▶ **DATA EXCERPT**:
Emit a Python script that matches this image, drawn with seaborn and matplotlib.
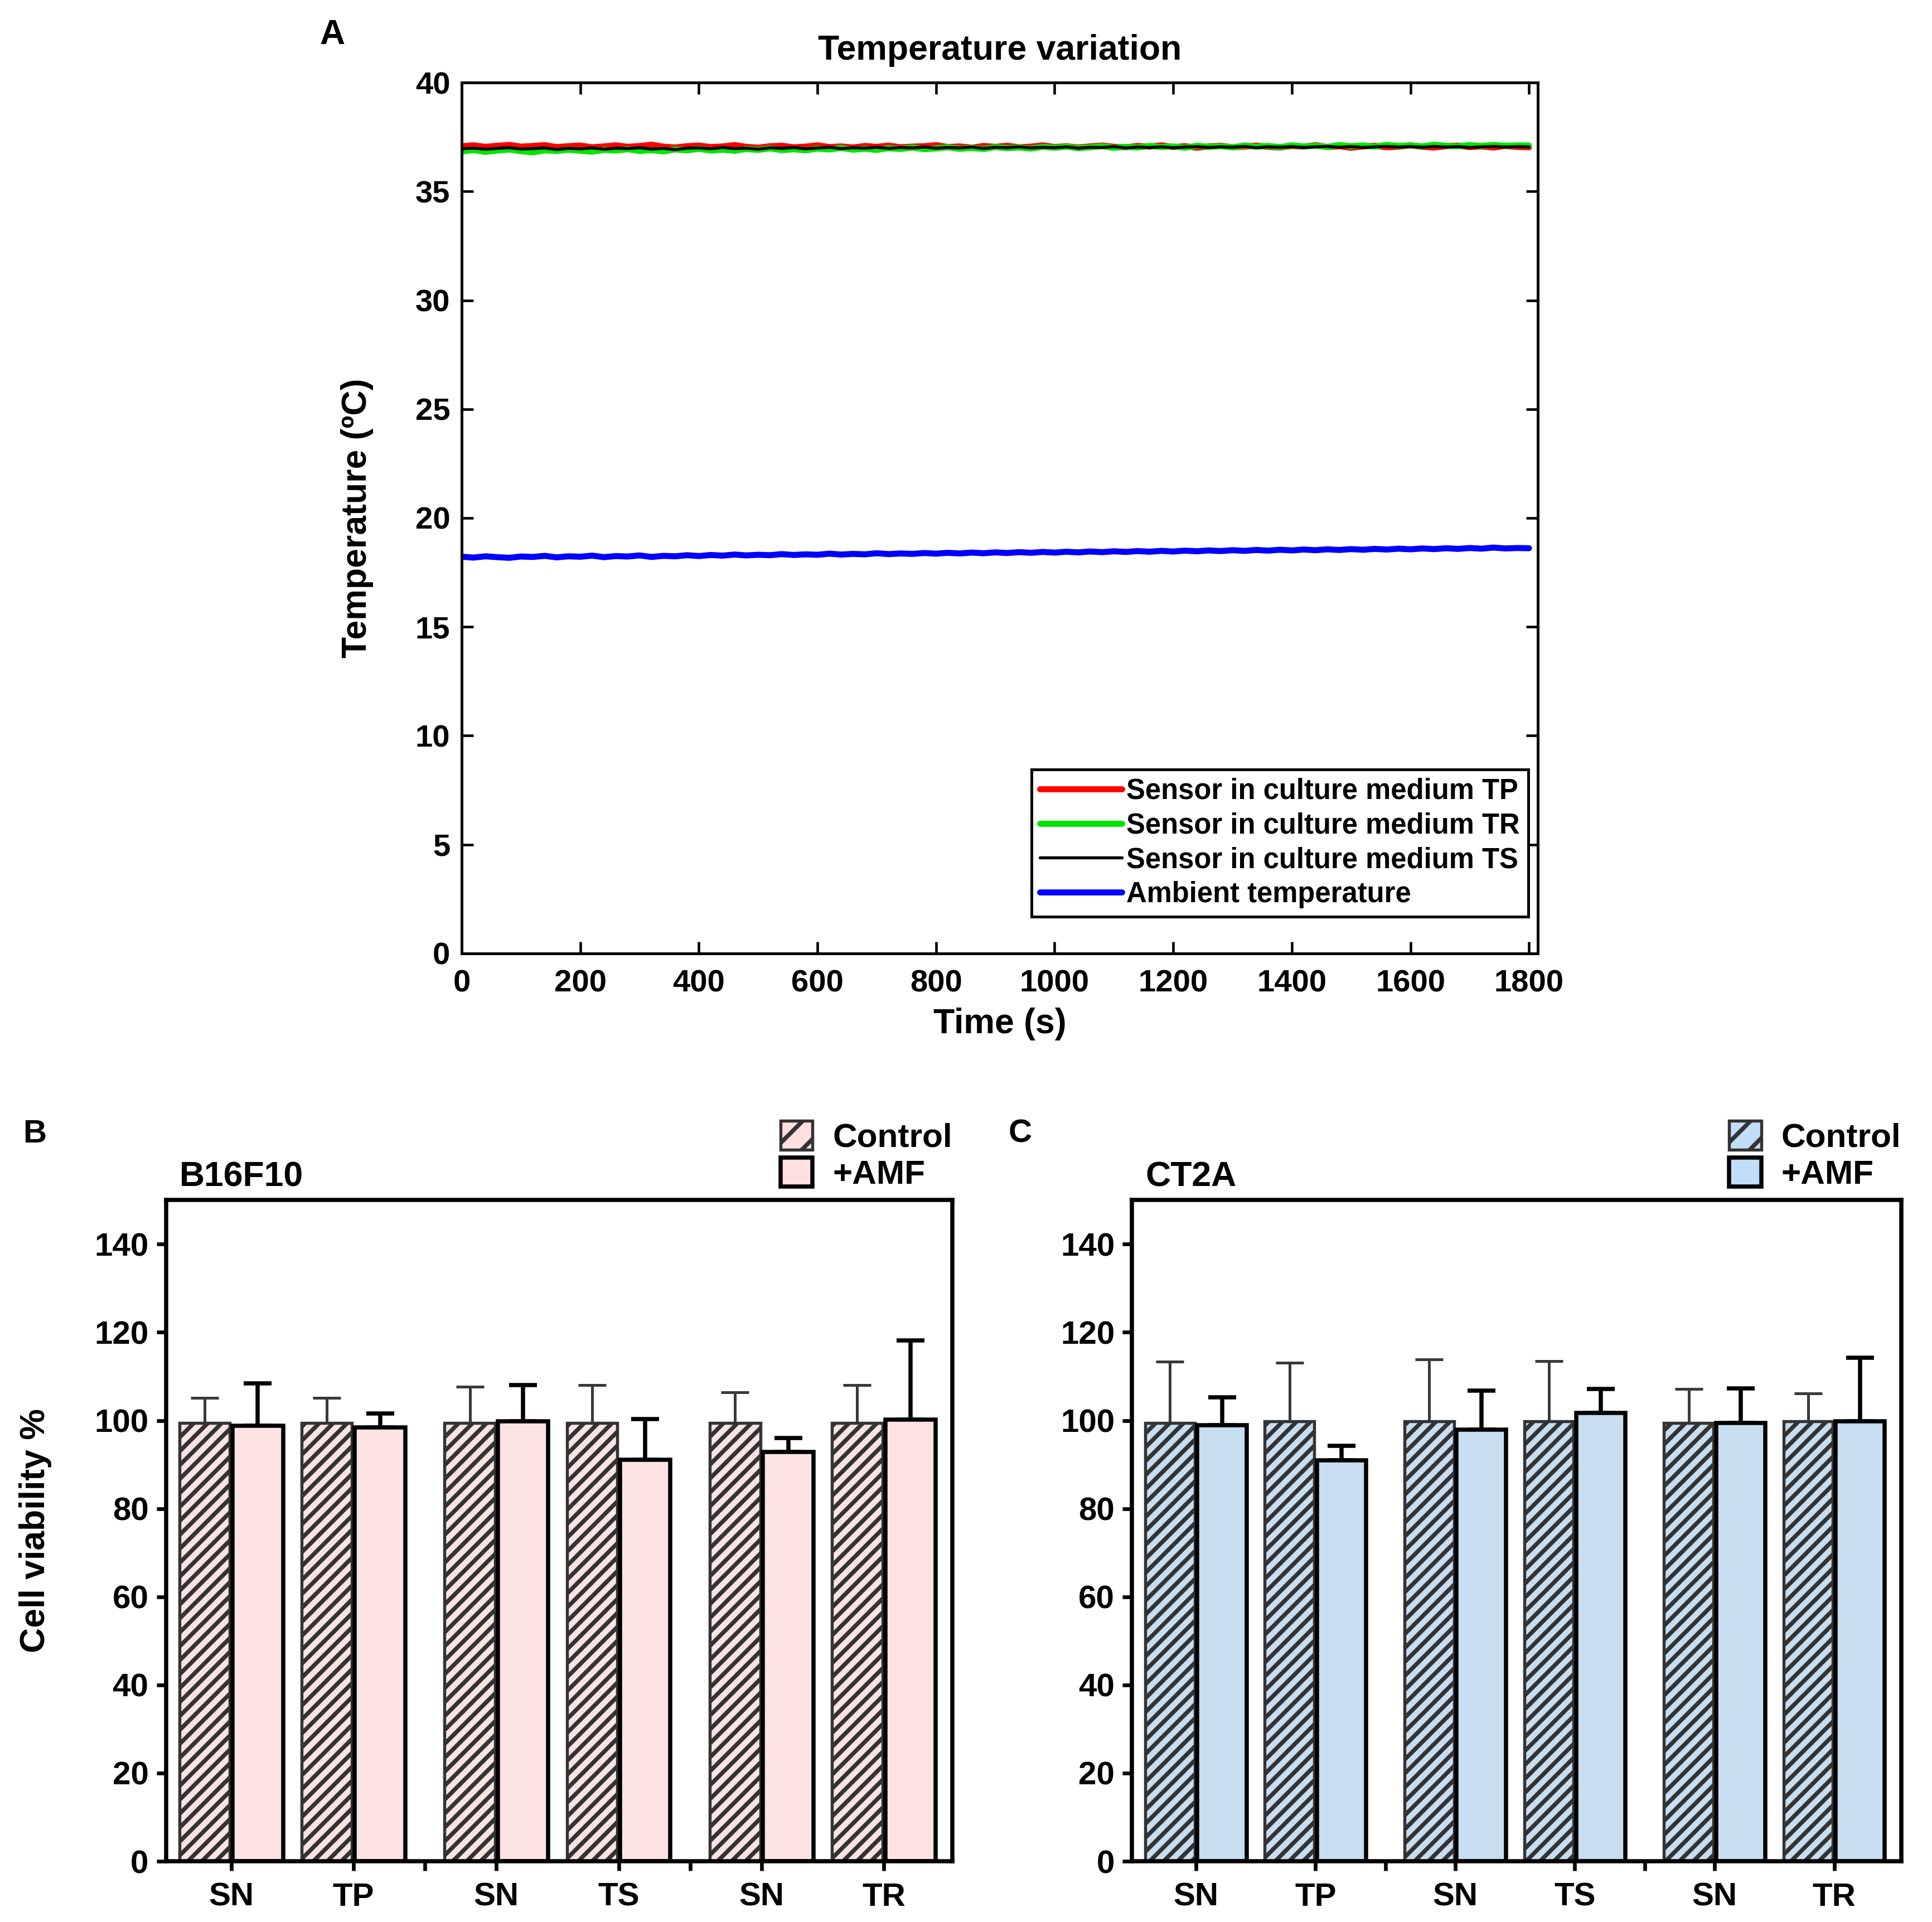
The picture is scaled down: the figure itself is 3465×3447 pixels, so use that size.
import numpy as np
import pandas as pd
import matplotlib
matplotlib.use('Agg')
import matplotlib.pyplot as plt
from matplotlib.patches import Patch
import seaborn as sns

# ---- panel A: temperature log, one reading every 20 s ----
time_s = np.arange(0, 1801, 20)

temp_tp = [37.08, 37.12, 37.05, 37.10, 37.14, 37.06, 37.09, 37.13, 37.04, 37.08,
           37.11, 37.03, 37.07, 37.12, 37.05, 37.09, 37.15, 37.06, 37.02, 37.08,
           37.11, 37.04, 37.07, 37.13, 37.05, 37.01, 37.08, 37.10, 37.03, 37.06,
           37.12, 37.04, 37.07, 37.02, 37.09, 37.05, 37.11, 37.03, 37.06, 37.08,
           37.13, 37.04, 37.07, 37.01, 37.09, 37.05, 37.10, 37.03, 37.06, 37.12,
           37.04, 37.08, 37.02, 37.07, 37.11, 37.05, 37.03, 37.09, 37.06, 37.12,
           37.04, 37.08, 37.01, 37.07, 37.10, 37.03, 37.06, 37.11, 37.05, 37.02,
           37.09, 37.06, 37.13, 37.04, 37.08, 37.01, 37.07, 37.10, 37.03, 37.06,
           37.12, 37.05, 37.02, 37.08, 37.11, 37.04, 37.07, 37.02, 37.09, 37.05,
           37.03]

temp_tr = [36.84, 36.90, 36.82, 36.88, 36.93, 36.85, 36.80, 36.89, 36.86, 36.92,
           36.87, 36.83, 36.91, 36.88, 36.94, 36.86, 36.90, 36.84, 36.93, 36.89,
           36.96, 36.88, 36.92, 36.87, 36.95, 36.91, 36.98, 36.90, 36.94, 36.89,
           36.97, 36.93, 37.00, 36.92, 36.96, 36.91, 36.99, 36.95, 37.02, 36.94,
           36.98, 37.03, 36.96, 37.00, 36.95, 37.04, 36.99, 37.02, 36.97, 37.05,
           37.01, 37.06, 36.99, 37.03, 37.08, 37.00, 37.05, 37.02, 37.09, 37.04,
           37.07, 37.01, 37.10, 37.05, 37.08, 37.03, 37.11, 37.06, 37.09, 37.04,
           37.12, 37.07, 37.10, 37.05, 37.13, 37.08, 37.11, 37.06, 37.14, 37.09,
           37.12, 37.07, 37.15, 37.10, 37.08, 37.13, 37.09, 37.14, 37.10, 37.12,
           37.11]

temp_ts = [36.96, 36.99, 36.94, 36.98, 37.01, 36.95, 36.97, 37.00, 36.93, 36.98,
           36.96, 37.00, 36.94, 36.99, 36.97, 37.01, 36.95, 36.98, 36.92, 36.99,
           37.00, 36.96, 37.02, 36.97, 36.99, 36.94, 37.01, 36.98, 37.02, 36.96,
           37.00, 37.03, 36.97, 37.01, 36.99, 37.03, 36.98, 37.02, 37.00, 37.04,
           36.99, 37.02, 37.00, 37.04, 36.98, 37.03, 37.01, 37.05, 37.00, 37.03,
           37.01, 37.05, 36.99, 37.03, 37.02, 37.06, 37.00, 37.04, 37.02, 37.05,
           37.01, 37.04, 37.06, 37.02, 37.05, 37.03, 37.07, 37.01, 37.05, 37.03,
           37.06, 37.02, 37.05, 37.07, 37.03, 37.06, 37.02, 37.05, 37.07, 37.04,
           37.06, 37.03, 37.07, 37.04, 37.06, 37.02, 37.05, 37.07, 37.04, 37.06,
           37.05]

temp_amb = [18.22, 18.18, 18.24, 18.20, 18.17, 18.23, 18.21, 18.26, 18.19, 18.24,
            18.22, 18.27, 18.20, 18.25, 18.23, 18.28, 18.21, 18.26, 18.24, 18.29,
            18.25, 18.30, 18.27, 18.32, 18.28, 18.31, 18.29, 18.34, 18.30, 18.33,
            18.31, 18.36, 18.32, 18.35, 18.33, 18.38, 18.34, 18.37, 18.35, 18.39,
            18.36, 18.40, 18.37, 18.41, 18.38, 18.42, 18.39, 18.43, 18.40, 18.44,
            18.41, 18.45, 18.42, 18.46, 18.43, 18.47, 18.44, 18.48, 18.45, 18.49,
            18.46, 18.50, 18.47, 18.51, 18.48, 18.52, 18.49, 18.53, 18.50, 18.54,
            18.51, 18.55, 18.52, 18.56, 18.53, 18.57, 18.54, 18.58, 18.55, 18.59,
            18.56, 18.60, 18.57, 18.61, 18.58, 18.62, 18.59, 18.64, 18.60, 18.62,
            18.61]

# ---- panels B / C: cell viability (%), mean and upper SD ----
site_labels = ['SN', 'TP', 'SN', 'TS', 'SN', 'TR']
conditions = ['Control', '+AMF']

b16_ctrl = [99.5, 99.5, 99.5, 99.5, 99.5, 99.5]
b16_ctrl_sd = [5.6, 5.6, 8.2, 8.5, 6.9, 8.5]
b16_amf = [98.8, 98.4, 99.8, 91.1, 92.9, 100.2]
b16_amf_sd = [9.6, 3.2, 8.3, 9.2, 3.1, 18.0]

ct2a_ctrl = [99.5, 99.8, 99.8, 99.8, 99.5, 99.8]
ct2a_ctrl_sd = [13.8, 13.3, 14.0, 13.7, 7.6, 6.4]
ct2a_amf = [98.9, 90.9, 97.9, 101.7, 99.4, 99.8]
ct2a_amf_sd = [6.4, 3.3, 8.9, 5.5, 7.9, 14.5]

sns.set_theme(style='ticks')
plt.rcParams['font.family'] = ['Liberation Sans', 'DejaVu Sans']
plt.rcParams['font.weight'] = 'bold'
plt.rcParams['axes.labelweight'] = 'bold'
plt.rcParams['axes.titleweight'] = 'bold'
for key in ['text.color', 'axes.labelcolor', 'xtick.color', 'ytick.color',
            'axes.edgecolor']:
    plt.rcParams[key] = 'black'
plt.rcParams['hatch.color'] = '#2a2a2a'
plt.rcParams['hatch.linewidth'] = 1.8

fig = plt.figure(figsize=(11.55, 11.49), dpi=300)
axA = fig.add_axes([0.239, 0.504, 0.557, 0.453])
axB = fig.add_axes([0.0859, 0.0316, 0.407, 0.344])
axC = fig.add_axes([0.586, 0.0316, 0.398, 0.344])

# ----- A: temperature traces -----
traces = [(temp_tp, 'Sensor in culture medium TP', '#ff0000', 2.6),
          (temp_tr, 'Sensor in culture medium TR', '#00e600', 2.6),
          (temp_ts, 'Sensor in culture medium TS', 'black', 1.3),
          (temp_amb, 'Ambient temperature', '#0000ff', 2.6)]
for vals, lab, col, lw in traces:
    sns.lineplot(x=time_s, y=vals, color=col, lw=lw, label=lab, ax=axA)

axA.set_xlim(0, 1815)
axA.set_ylim(0, 40)
axA.set_xticks(range(0, 1801, 200))
axA.set_yticks(range(0, 41, 5))
axA.tick_params(direction='in', top=True, right=True, length=5, width=1.1,
                labelsize=13.5)
axA.tick_params(axis='x', pad=7)
axA.tick_params(axis='y', pad=5)
for s in axA.spines.values():
    s.set_linewidth(1.2)
axA.set_title('Temperature variation', fontsize=15, pad=10)
axA.set_xlabel('Time (s)', fontsize=15)
axA.set_ylabel('Temperature (ºC)', fontsize=15)
axA.xaxis.set_label_coords(0.5, -0.062)
axA.yaxis.set_label_coords(-0.082, 0.5)
leg = axA.legend(loc='lower right', bbox_to_anchor=(0.991, 0.042), frameon=True,
                 fancybox=False, edgecolor='black', framealpha=1, fontsize=12.2,
                 handlelength=2.9, handletextpad=0.15, labelspacing=0.25,
                 borderpad=0.3, borderaxespad=0)
leg.get_frame().set_linewidth(1.2)
fig.text(0.172, 0.982, 'A', fontsize=15, ha='center', va='center')


# ----- B / C: viability bars -----
def bar_panel(ax, ctrl, ctrl_sd, amf, amf_sd, fill, cell):
    pos = [grp * 2.17 + k for grp in range(3) for k in range(2)]
    df = pd.DataFrame({'pos': pos * 2,
                       'cond': ['Control'] * 6 + ['+AMF'] * 6,
                       'viab': ctrl + amf})
    sns.barplot(data=df, x='pos', y='viab', hue='cond', hue_order=conditions,
                palette=[fill, fill], native_scale=True, width=0.87, gap=0.05,
                errorbar=None, legend=False, ax=ax)
    for p in ax.containers[0]:
        p.set_hatch('////')
        p.set_edgecolor('#333333')
        p.set_linewidth(1.3)
    for p in ax.containers[1]:
        p.set_edgecolor('black')
        p.set_linewidth(1.8)
    for cont, sd, col, lw in [(ax.containers[0], ctrl_sd, '#3a3a3a', 1.2),
                              (ax.containers[1], amf_sd, 'black', 1.8)]:
        xs = [p.get_x() + p.get_width() / 2 for p in cont]
        ys = [p.get_height() for p in cont]
        ax.errorbar(xs, ys, yerr=[np.zeros(len(sd)), sd], fmt='none', ecolor=col,
                    elinewidth=lw, capsize=6, capthick=lw, zorder=0.9)

    ax.set_xlim(pos[0] - 0.534, pos[-1] + 0.56)
    ax.set_ylim(0, 150)
    ax.set_yticks(range(0, 141, 20))
    ax.set_xticks(pos)
    ax.set_xticklabels(site_labels)
    ax.set_xticks([(pos[1] + pos[2]) / 2, (pos[3] + pos[4]) / 2], minor=True)
    ax.tick_params(axis='both', which='both', direction='out', length=4,
                   width=1.6, labelsize=14)
    ax.tick_params(axis='x', pad=5)
    ax.tick_params(axis='y', pad=3.5)
    for s in ax.spines.values():
        s.set_visible(True)
        s.set_linewidth(1.8)
    ax.set_xlabel('')
    ax.set_ylabel('')
    ax.text(0.017, 1.035, cell, transform=ax.transAxes, fontsize=15,
            ha='left', va='center')
    handles = [Patch(facecolor=fill, edgecolor='#333333', hatch='//', lw=1.3,
                     label='Control'),
               Patch(facecolor=fill, edgecolor='black', lw=1.8, label='+AMF')]
    ax.legend(handles=handles, loc='lower right', bbox_to_anchor=(1.0, 1.015),
              frameon=False, fontsize=14.5, handlelength=0.95, handleheight=0.95,
              handletextpad=0.6, labelspacing=0.12, borderaxespad=0,
              borderpad=0)


bar_panel(axB, b16_ctrl, b16_ctrl_sd, b16_amf, b16_amf_sd, '#ffdfdf', 'B16F10')
bar_panel(axC, ct2a_ctrl, ct2a_ctrl_sd, ct2a_amf, ct2a_amf_sd, '#c0def7', 'CT2A')

axB.set_ylabel('Cell viability %', fontsize=15)
axB.yaxis.set_label_coords(-0.145, 0.5)

fig.text(0.018, 0.410, 'B', fontsize=14, ha='center', va='center')
fig.text(0.528, 0.410, 'C', fontsize=14, ha='center', va='center')

fig.savefig('out.png', dpi=300)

▶ **SET TASK**: Above are some lines. Repeat exactly, and only, those from the line that has "The picture is" through the line that has "time_s = np.arange(0, 1801, 20)".

▶ **FULL SOLUTION**:
The picture is scaled down: the figure itself is 3465×3447 pixels, so use that size.
import numpy as np
import pandas as pd
import matplotlib
matplotlib.use('Agg')
import matplotlib.pyplot as plt
from matplotlib.patches import Patch
import seaborn as sns

# ---- panel A: temperature log, one reading every 20 s ----
time_s = np.arange(0, 1801, 20)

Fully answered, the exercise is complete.